Examine the material below. Gather every line in which the string "matplotlib" appears.

* Begin INFORMATION PROVIDED *

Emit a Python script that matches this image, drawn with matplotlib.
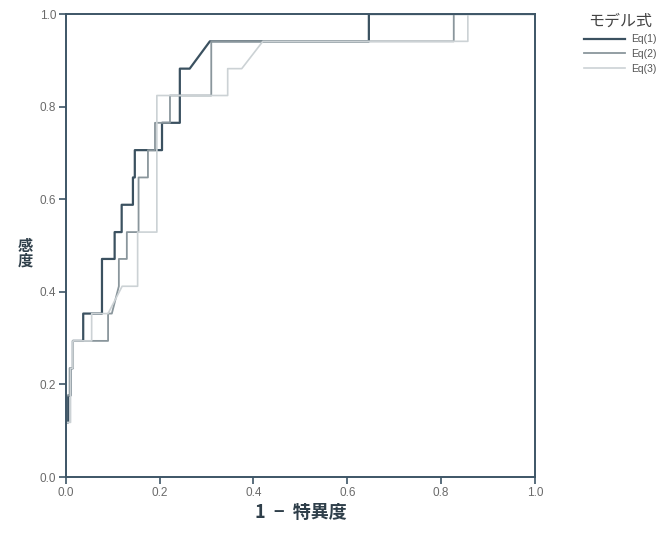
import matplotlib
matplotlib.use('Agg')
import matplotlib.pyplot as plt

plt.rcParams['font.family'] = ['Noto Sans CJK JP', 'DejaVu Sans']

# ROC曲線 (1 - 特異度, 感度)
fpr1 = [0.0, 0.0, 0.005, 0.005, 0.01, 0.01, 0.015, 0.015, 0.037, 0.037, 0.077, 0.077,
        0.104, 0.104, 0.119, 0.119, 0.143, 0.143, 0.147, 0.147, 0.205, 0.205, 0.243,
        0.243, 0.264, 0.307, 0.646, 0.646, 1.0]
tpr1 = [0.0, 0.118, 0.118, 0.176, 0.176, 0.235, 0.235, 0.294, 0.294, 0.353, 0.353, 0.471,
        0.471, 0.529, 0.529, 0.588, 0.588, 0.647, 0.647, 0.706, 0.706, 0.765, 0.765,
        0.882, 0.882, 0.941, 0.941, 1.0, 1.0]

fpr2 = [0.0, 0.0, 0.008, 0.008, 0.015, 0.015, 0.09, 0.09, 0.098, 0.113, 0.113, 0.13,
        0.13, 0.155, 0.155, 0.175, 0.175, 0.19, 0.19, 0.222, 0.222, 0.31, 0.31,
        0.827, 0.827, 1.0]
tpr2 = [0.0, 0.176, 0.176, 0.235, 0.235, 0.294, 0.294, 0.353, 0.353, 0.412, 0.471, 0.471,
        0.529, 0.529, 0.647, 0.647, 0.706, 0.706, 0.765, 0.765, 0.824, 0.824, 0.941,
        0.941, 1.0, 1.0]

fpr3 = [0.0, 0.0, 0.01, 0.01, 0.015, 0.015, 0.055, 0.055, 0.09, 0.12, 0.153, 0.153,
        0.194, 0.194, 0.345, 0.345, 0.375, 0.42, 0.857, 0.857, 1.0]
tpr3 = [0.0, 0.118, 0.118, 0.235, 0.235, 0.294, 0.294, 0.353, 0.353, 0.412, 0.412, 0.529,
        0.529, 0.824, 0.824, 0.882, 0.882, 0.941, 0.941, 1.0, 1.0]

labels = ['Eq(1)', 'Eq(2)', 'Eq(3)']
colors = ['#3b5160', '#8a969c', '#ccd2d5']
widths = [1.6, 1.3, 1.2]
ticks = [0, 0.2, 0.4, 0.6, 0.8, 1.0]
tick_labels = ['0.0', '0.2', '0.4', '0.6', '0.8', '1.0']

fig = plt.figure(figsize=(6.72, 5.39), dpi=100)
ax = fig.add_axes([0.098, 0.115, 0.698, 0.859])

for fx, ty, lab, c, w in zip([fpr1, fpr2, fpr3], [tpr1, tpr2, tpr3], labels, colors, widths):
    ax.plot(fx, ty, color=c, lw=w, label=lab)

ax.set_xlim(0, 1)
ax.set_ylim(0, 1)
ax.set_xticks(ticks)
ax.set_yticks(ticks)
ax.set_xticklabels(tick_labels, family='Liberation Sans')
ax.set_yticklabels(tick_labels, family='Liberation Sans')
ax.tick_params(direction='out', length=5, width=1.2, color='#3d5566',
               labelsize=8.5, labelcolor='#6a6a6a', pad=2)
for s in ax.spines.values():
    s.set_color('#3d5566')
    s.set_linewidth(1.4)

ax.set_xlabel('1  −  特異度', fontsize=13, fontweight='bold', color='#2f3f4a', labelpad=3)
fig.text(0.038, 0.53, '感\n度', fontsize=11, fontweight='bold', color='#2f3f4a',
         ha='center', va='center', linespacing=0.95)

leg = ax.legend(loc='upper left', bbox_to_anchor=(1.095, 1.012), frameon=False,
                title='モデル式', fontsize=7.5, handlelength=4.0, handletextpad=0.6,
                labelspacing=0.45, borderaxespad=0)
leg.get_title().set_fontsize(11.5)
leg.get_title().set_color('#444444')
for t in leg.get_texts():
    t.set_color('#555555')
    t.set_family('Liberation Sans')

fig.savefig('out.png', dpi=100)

* End INFORMATION PROVIDED *

● WRITTEN REPLY
Emit a Python script that matches this image, drawn with matplotlib.
import matplotlib
matplotlib.use('Agg')
import matplotlib.pyplot as plt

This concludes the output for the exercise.